As the two separated, Biagio called out after his companion. “Tell him to send Beatrice back to me, Niccolo. He owes you one.”
Niccolo sauntered out into the midday sun and all the details of life being acted out around him. Two cats w
ere copulating. An old man, absorbed in the low spectacle stood over them, cackling and occasionally poking at them with a stick.
There was a self-conscious spring in Niccolo’s step as he made his way toward the church and convent of San Marco. He held his head high, back erect, and hands clasped together behind him as he walked. No more or less dandified than other young men his age, he wore a short, pleated jacket, laced up the front and cinched at the waist. The deep-blue sleeveless jacket was set off smartly by a red shirt and tight red hose, which he judged showed his legs and buttocks to good advantage. Although it was cold and a stiff wind occasionally blew up, Niccolo let his blue cloak hang rakishly open. He was young and hatless.
With respect to dress, Florence was a town of relative sobriety, especially when compared to the extravagance of cities like Rome or Venice. So it was with some amusement that Niccolo turned to stare at a couple he spotted while crossing the Piazza Santa Croce. She was wrapped in at least twenty-five yards of bright green taffeta, crimped and gathered in endless tiers. Rotund of figure, she resembled nothing so much as a walking head of lettuce, if the word walking could be used to describe her fitful progress across the icy stones. Leaning heavily on her escort, she tottered on an outrageously high pair of zoccoli, a Venetian affectation in which the sole and the heel of the shoe were built up with wood to give the impression of height to those not naturally endowed with it. In the case of the lettuce, the shoes added almost a full eighteen inches to her stature.
But he, oh he, was even more magnificent to behold! All pink and black and shot through with gold and silver. Such was the dazzle of his appearance in the bright sun that it was at first difficult to break it up into its component parts. Gradually the details emerged—the outer cape of shiny silk, pink and black checks, each rectangle outlined with thick braided strands of silver and the whole trimmed in white fur.
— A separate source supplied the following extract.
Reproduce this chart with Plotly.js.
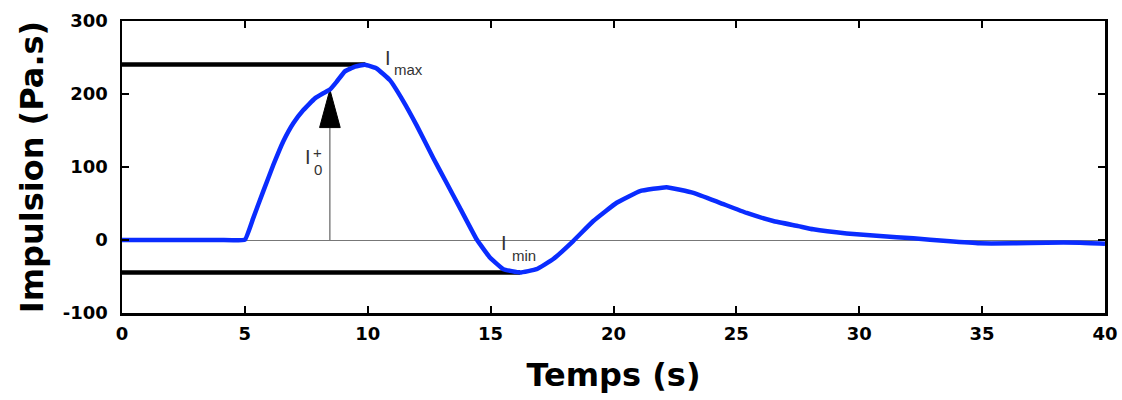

Hose—pink with fanciful designs woven through them in red and black. The hat, pink and fur-lined as well, its glorious brim wide enough to shelter a family of four from the rain, was surmounted by a curled feather, the length of a man’s arm. Intent upon his discourse with the lettuce, the owner of this finery occasionally flung an arm into the air for emphasis. When he did so, other treasures, hidden beneath the shocking cape stood revealed—chains and bejeweled weapons, and what looked like a flowered jacket.